A Japanese reformer emerges far from Tokyo
It appears that meaningful political and economic reform in Japan is beginning at the grass roots rather than in Tokyo.
Yasuo Tanaka's reelection as governor of Nagano Sept. 1 conveys a message from grass-roots voters that is not entirely welcome to Prime Minister Junichiro Koizumi, to his Liberal Democratic Party (LDP) or to the main opposition party the Democrats.
As a slogan, reform is embraced by all three. But none has delivered the goods, except Governor Tanaka, an independent. He made a specific promise to halt construction of two dams, on environmental grounds, even though work had already started. Almost all the mayors in Nagano prefecture opposed this stand, as did members of the Nagano legislature, who largely represent the local establishment. In June the legislature passed a vote of no-confidence in the governor, precipitating the election.
Landlocked, mountainous Nagano, which is about the size of Connecticut, is the Switzerland of Japan. Even its industry resembles that of Switzerland; it is the center of Japan's watch and precision industry, including brands like Seiko and Epson.
But Nagano is also typical of the incestuous ties between local governments and the construction industry. Towns, villages, and the prefecture itself need subsidies from the central government, since they have limited tax powers. Local governments rely on a network of legislators and government officials to get their subsidies. At election time, construction workers are often the foot soldiers who get out the vote on behalf of local and national legislators. In every prefecture, including Nagano, public works are a prime source of subsidies. When times are bad, as they have been for the past decade, public works are the most reliable way to funnel central government money to the prefectures.
Mr. Koizumi has spoken out for reforming budget procedures even if it causes pain to ordinary citizens. Wasteful public works, including roads, bridges, tunnels, and dams, are ripe for cancellation and retrenchment. But for all his rhetoric during the Nagano campaign, Koizumi conspicuously failed to take a position, calling it a local affair.
Opposition leaders like former Prime Minister Tsutomu Hata, who is from Nagano and who attacked Koizumi for waffling on reform, were also silent on the dam issue, because in national elections they rely on town and village notables to bring out the vote.
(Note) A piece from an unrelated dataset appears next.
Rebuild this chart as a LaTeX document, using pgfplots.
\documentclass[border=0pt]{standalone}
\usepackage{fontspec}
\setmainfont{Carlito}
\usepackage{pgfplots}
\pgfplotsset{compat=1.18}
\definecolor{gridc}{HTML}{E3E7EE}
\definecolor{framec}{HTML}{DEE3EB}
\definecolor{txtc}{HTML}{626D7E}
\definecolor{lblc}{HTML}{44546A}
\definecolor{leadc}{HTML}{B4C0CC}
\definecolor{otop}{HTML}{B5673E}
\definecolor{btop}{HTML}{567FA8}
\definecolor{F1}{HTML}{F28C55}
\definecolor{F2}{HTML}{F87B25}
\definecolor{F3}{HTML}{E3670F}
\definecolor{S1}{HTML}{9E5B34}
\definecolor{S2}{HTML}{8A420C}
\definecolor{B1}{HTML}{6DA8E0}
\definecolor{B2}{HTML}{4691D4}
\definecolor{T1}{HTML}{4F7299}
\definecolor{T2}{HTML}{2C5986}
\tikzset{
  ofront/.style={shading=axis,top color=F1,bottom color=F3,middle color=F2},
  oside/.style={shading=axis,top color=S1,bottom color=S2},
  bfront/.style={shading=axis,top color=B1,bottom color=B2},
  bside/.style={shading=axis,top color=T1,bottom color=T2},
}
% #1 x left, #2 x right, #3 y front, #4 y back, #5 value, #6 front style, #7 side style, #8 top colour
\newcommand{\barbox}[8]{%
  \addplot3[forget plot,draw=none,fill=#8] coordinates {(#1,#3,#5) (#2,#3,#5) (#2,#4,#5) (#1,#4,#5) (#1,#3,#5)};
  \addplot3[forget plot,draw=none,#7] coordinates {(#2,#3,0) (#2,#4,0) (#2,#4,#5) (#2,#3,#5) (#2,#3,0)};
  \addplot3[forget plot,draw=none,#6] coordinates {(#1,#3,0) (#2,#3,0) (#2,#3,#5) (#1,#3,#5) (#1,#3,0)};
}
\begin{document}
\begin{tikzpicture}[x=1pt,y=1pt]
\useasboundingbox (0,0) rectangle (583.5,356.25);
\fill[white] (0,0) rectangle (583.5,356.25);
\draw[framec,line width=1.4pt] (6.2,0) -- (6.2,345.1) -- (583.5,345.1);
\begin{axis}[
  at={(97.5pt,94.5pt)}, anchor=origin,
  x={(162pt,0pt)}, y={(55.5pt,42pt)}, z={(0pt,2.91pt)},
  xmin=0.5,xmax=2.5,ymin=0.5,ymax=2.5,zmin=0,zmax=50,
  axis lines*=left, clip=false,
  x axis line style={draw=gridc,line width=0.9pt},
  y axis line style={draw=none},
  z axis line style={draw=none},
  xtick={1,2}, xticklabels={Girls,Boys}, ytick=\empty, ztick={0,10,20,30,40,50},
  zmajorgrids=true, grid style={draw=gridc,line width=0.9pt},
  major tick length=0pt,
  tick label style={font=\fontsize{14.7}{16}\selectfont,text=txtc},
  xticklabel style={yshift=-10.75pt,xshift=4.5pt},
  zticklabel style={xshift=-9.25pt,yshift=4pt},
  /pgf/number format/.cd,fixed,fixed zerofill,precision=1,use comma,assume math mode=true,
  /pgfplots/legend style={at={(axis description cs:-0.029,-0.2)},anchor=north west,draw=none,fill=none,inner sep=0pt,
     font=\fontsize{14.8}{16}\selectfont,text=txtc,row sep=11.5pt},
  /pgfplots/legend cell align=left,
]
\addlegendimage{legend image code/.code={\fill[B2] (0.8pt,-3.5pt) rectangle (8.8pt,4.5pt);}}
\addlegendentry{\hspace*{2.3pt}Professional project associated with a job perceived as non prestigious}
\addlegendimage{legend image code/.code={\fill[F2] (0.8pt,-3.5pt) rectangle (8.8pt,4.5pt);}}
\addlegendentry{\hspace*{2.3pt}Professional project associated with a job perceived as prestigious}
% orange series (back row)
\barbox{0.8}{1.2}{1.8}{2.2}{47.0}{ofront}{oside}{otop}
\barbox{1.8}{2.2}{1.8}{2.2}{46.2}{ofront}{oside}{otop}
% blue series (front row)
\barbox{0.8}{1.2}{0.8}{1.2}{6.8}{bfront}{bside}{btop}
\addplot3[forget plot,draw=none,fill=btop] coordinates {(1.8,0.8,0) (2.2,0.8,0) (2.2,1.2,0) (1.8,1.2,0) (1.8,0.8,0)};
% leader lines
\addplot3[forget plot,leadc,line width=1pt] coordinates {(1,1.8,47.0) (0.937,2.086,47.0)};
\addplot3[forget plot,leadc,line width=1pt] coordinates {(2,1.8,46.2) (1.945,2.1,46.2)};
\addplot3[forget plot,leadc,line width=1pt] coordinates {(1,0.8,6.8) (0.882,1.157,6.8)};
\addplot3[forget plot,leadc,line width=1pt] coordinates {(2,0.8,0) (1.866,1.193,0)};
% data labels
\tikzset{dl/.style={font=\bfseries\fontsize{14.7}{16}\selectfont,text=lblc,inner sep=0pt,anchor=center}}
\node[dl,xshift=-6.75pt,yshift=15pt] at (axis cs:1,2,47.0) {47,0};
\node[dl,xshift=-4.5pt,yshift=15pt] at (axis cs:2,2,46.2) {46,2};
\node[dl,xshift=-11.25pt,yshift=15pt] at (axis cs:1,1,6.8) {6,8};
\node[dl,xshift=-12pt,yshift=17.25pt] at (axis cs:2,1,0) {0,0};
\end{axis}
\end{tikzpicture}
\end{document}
Only the Communist Party took an unequivocal stand supporting Tanaka. Not only the Democrats (Mr. Hata's party) but the Socialists were split on the issue.
The embarrassed silence of these parties shows the difficulty of advocating reform, when it comes down to rice-bowl issues like public-works budgets for towns and villages and alternative employment for workers. The case for continuing the dams was put on a boost-Nagano basis by LDP legislator Kenji Kosaka, who was quoted by the Asahi Shimbun newspaper as telling an election rally, "If we return the subsidy we have received [from the national treasury] to build the dams, that money will just be spent by a governor of some other prefecture. After having gone to all that trouble to get the money in competition with other prefectures!"
It sounds like a refrain from a US state. But the voters of Nagano overwhelmingly rejected that argument, giving 822,897 votes to Tanaka, compared with 406,559 votes to his nearest competitor.
Thus, for the first time in Japan's history, an ongoing dam construction project will be halted midstream.
On Sept. 2, Asahi Shimbun gave figures for one of the two dams in question the Asakawa Dam in the outskirts of Nagano City, capital of Nagano Prefecture. The total sum budgeted was 40 billion yen about $350 million. Half of this has already been spent, and about two-thirds of the remainder will be canceled. Angry construction firms say they will sue for breach of contract.
If Japan is to enact serious economic reform, many more cancellations will be needed. Tanaka, a flamboyant figure, has bitten the bullet, as have a few other governors, though not as conspicuously. The clear evidence from Nagano will encourage them. But to promote change on a national scale, leaders at the national level, whether Koizumi or his opponents, will have to take stands that they have not so far shown themselves willing to tackle.
Takashi Oka is a former Monitor correspondent.